> Description of the task
Retype the lines beneath this one, from the first through the line containing "yr = yr_for(dom_y, 238, 190)". Pictures are left out.

> Data section
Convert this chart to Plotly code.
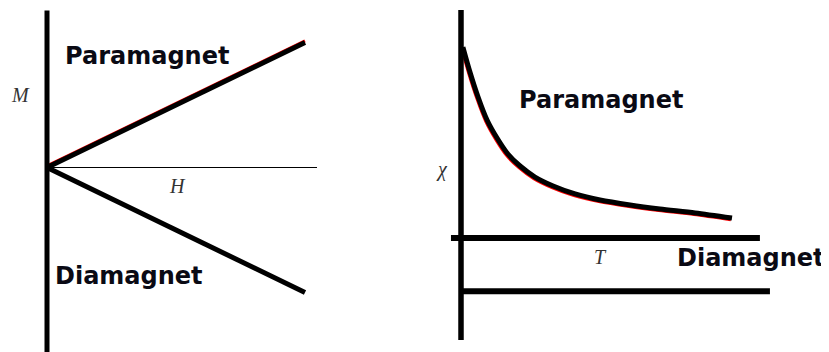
import plotly.graph_objects as go

# ---------------- data ----------------
# Left panel: M vs H
H = [0.0, 1.0]
M_para = [0.0, 1.0]
M_dia = [0.0, -1.0]
H_axis = [0.0, 1.0465]          # extent of the H axis line
M_axis_ext = [-1.48, 1.256]     # extent of the M axis line

# Right panel: chi vs T
T_para = [0.007, 0.033, 0.063, 0.096, 0.133, 0.173, 0.218, 0.273, 0.340,
          0.421, 0.513, 0.624, 0.734, 0.864, 1.0]
chi_para = [1.005, 0.874, 0.742, 0.621, 0.526, 0.442, 0.379, 0.321, 0.274,
            0.232, 0.200, 0.174, 0.153, 0.132, 0.105]
T_dia = [0.0, 1.14]
chi_dia = [-0.28, -0.28]
T_axis = [-0.037, 1.103]        # extent of the T axis line
chi_axis_ext = [-0.537, 1.2]    # extent of the chi axis line

labels = {"para": "Paramagnet", "dia": "Diamagnet",
          "M": "M", "H": "H", "chi": "χ", "T": "T"}

# ---------------- figure ----------------
# the page body has an 8px margin, so the figure is 8px smaller
OX, OY = 8, 8
W, HF = 829 - OX, 352 - OY
fig = go.Figure()

BLACK = "#000000"
RED = "#ff0000"


def xr_for(dom, x0, scale):
    return [(OX + dom[0] * W - x0) / scale, (OX + dom[1] * W - x0) / scale]


def yr_for(dom, y0, scale):
    return [(y0 - (OY + (1 - dom[0]) * HF)) / scale,
            (y0 - (OY + (1 - dom[1]) * HF)) / scale]


dom_l = [0, 0.49]
dom_r = [0.49, 1]
dom_y = [0, 1]

# left: H=0 at page x 47, 258 px/unit ; M=0 at page y 167.5, 125 px/unit
xl = xr_for(dom_l, 47, 258)
yl = yr_for(dom_y, 167.5, 125)
# right: T=0 at page x 461, 271 px/unit ; chi=0 at page y 238, 190 px/unit
xr = xr_for(dom_r, 461, 271)
yr = yr_for(dom_y, 238, 190)

# red under-lines (base axes, shifted ranges)
fig.add_trace(go.Scatter(x=H, y=M_para, mode="lines",
                         line=dict(color=RED, width=3), xaxis="x", yaxis="y"))
fig.add_trace(go.Scatter(x=T_para, y=chi_para, mode="lines",
                         line=dict(color=RED, width=3, shape="spline", smoothing=0.8),
                         xaxis="x2", yaxis="y2"))

# black marks (overlay axes, true ranges)
fig.add_trace(go.Scatter(x=[0, 0], y=M_axis_ext, mode="lines",
                         line=dict(color=BLACK, width=5), xaxis="x3", yaxis="y3"))
fig.add_trace(go.Scatter(x=H_axis, y=[0, 0], mode="lines",
                         line=dict(color=BLACK, width=1), xaxis="x3", yaxis="y3"))
fig.add_trace(go.Scatter(x=H, y=M_para, mode="lines",
                         line=dict(color=BLACK, width=5), xaxis="x3", yaxis="y3"))
fig.add_trace(go.Scatter(x=H, y=M_dia, mode="lines",
                         line=dict(color=BLACK, width=5), xaxis="x3", yaxis="y3"))

fig.add_trace(go.Scatter(x=[0, 0], y=chi_axis_ext, mode="lines",
                         line=dict(color=BLACK, width=5.5), xaxis="x4", yaxis="y4"))
fig.add_trace(go.Scatter(x=T_axis, y=[0, 0], mode="lines",
                         line=dict(color=BLACK, width=6), xaxis="x4", yaxis="y4"))
fig.add_trace(go.Scatter(x=T_dia, y=chi_dia, mode="lines",
                         line=dict(color=BLACK, width=6), xaxis="x4", yaxis="y4"))
fig.add_trace(go.Scatter(x=T_para, y=chi_para, mode="lines",
                         line=dict(color=BLACK, width=5, shape="spline", smoothing=0.8),
                         xaxis="x4", yaxis="y4"))

hid = dict(visible=False, fixedrange=True)
dl = 1.6 / 125    # red shifted up on left
dr_y = 1.6 / 190  # red shifted down on right
dr_x = 1.2 / 271  # red shifted left on right
fig.update_layout(
    width=W, height=HF,
    margin=dict(l=0, r=0, t=0, b=0),
    paper_bgcolor="white", plot_bgcolor="white",
    showlegend=False,
    xaxis=dict(domain=dom_l, range=xl, anchor="y", **hid),
    yaxis=dict(domain=dom_y, range=[yl[0] - dl, yl[1] - dl], anchor="x", **hid),
    xaxis2=dict(domain=dom_r, range=[xr[0] + dr_x, xr[1] + dr_x], anchor="y2", **hid),
    yaxis2=dict(domain=dom_y, range=[yr[0] + dr_y, yr[1] + dr_y], anchor="x2", **hid),
    xaxis3=dict(domain=dom_l, range=xl, anchor="y3", overlaying="x", **hid),
    yaxis3=dict(domain=dom_y, range=yl, anchor="x3", overlaying="y", **hid),
    xaxis4=dict(domain=dom_r, range=xr, anchor="y4", overlaying="x2", **hid),
    yaxis4=dict(domain=dom_y, range=yr, anchor="x4", overlaying="y2", **hid),
)

bold = dict(family="DejaVu Sans", size=24, color="#0a0a14", weight="bold")
ital = dict(family="Liberation Serif", size=20, color="#333333", style="italic")


def px(x, y):
    return (x - OX) / W, 1 - (y - OY) / HF


def ann(text, x, y, font, xanchor="left"):
    xp, yp = px(x, y)
    fig.add_annotation(text=text, x=xp, y=yp, xref="paper", yref="paper",
                       xanchor=xanchor, yanchor="middle", showarrow=False,
                       font=font, borderpad=0)


ann(labels["para"], 64, 56, bold)
ann(labels["dia"], 54, 276, bold)
ann(labels["para"], 518, 100, bold)
ann(labels["dia"], 676, 258, bold)
ann(labels["M"], 20, 95, ital, "center")
ann(labels["H"], 177, 186, ital, "center")
ann(labels["chi"], 442, 170, ital, "center")
ann(labels["T"], 600, 257, ital, "center")

fig.write_html("out.html")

> Final answer
Convert this chart to Plotly code.
import plotly.graph_objects as go

# ---------------- data ----------------
# Left panel: M vs H
H = [0.0, 1.0]
M_para = [0.0, 1.0]
M_dia = [0.0, -1.0]
H_axis = [0.0, 1.0465]          # extent of the H axis line
M_axis_ext = [-1.48, 1.256]     # extent of the M axis line

# Right panel: chi vs T
T_para = [0.007, 0.033, 0.063, 0.096, 0.133, 0.173, 0.218, 0.273, 0.340,
          0.421, 0.513, 0.624, 0.734, 0.864, 1.0]
chi_para = [1.005, 0.874, 0.742, 0.621, 0.526, 0.442, 0.379, 0.321, 0.274,
            0.232, 0.200, 0.174, 0.153, 0.132, 0.105]
T_dia = [0.0, 1.14]
chi_dia = [-0.28, -0.28]
T_axis = [-0.037, 1.103]        # extent of the T axis line
chi_axis_ext = [-0.537, 1.2]    # extent of the chi axis line

labels = {"para": "Paramagnet", "dia": "Diamagnet",
          "M": "M", "H": "H", "chi": "χ", "T": "T"}

# ---------------- figure ----------------
# the page body has an 8px margin, so the figure is 8px smaller
OX, OY = 8, 8
W, HF = 829 - OX, 352 - OY
fig = go.Figure()

BLACK = "#000000"
RED = "#ff0000"


def xr_for(dom, x0, scale):
    return [(OX + dom[0] * W - x0) / scale, (OX + dom[1] * W - x0) / scale]


def yr_for(dom, y0, scale):
    return [(y0 - (OY + (1 - dom[0]) * HF)) / scale,
            (y0 - (OY + (1 - dom[1]) * HF)) / scale]


dom_l = [0, 0.49]
dom_r = [0.49, 1]
dom_y = [0, 1]

# left: H=0 at page x 47, 258 px/unit ; M=0 at page y 167.5, 125 px/unit
xl = xr_for(dom_l, 47, 258)
yl = yr_for(dom_y, 167.5, 125)
# right: T=0 at page x 461, 271 px/unit ; chi=0 at page y 238, 190 px/unit
xr = xr_for(dom_r, 461, 271)
yr = yr_for(dom_y, 238, 190)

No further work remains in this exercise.